No single work adequately covers the role of Colorado in the Civil War. Most of the attention centers on the epic march of the Pike's Peakers to New Mexico, the Battle of Glorieta, and, of course, Sand Creek. However, there is much more to the story. Northerners and southerners alike flocked to the gold fields in the years preceding the Civil War, and enough Confederate sympathizers remained behind to cause trouble in the territory. In addition to internal strife and other home front issues, Coloradans fought a two front war, against Confederates in the Southwest, Kansas, and Missouri and against a variety of Indian bands threatening the overland trails.

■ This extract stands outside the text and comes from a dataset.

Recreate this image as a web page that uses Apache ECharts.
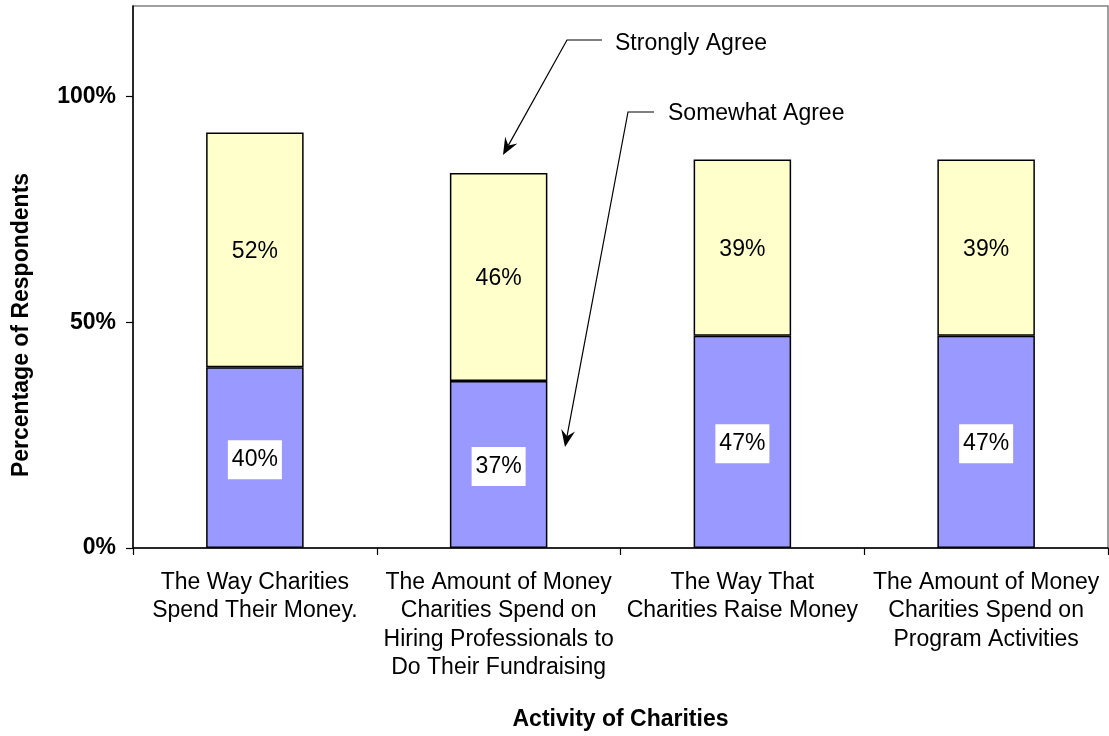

Campaign and unit histories exploring the military role of Colorado's Union volunteers exist (some quite good, like Flint Whitlock's Distant Bugles, Distant Drums: The Union Response to the Confederate Invasion of New Mexico), and general works like Alvin Josephy's The Civil War in the American West and Ray Colton's The Civil War in the Western Territories: Arizona, Colorado, New Mexico, and Utah have some value, but nothing really puts it all together in a satisfying manner. Duane Smith's The Birth of Colorado: A Civil War Perspective serves as a standard reference in various bibliographies, but I found it disappointing in depth and breadth. Most recently, I came across a listing for a self-published work, The Pike's Peakers and the Rocky Mountain Rangers: A History of Colorado in the Civil War. However, the short description, which also doubles as an author bio, is so ill-conceived that I doubt adequate effort was made to present the manuscript in publishable form.
With a promising Nebraska study slated for the first of next year -- James Potter's Standing Firmly by the Flag: Nebraska Territory and the Civil War, 1861-1867--, perhaps someone will be inspired to do the same for Colorado.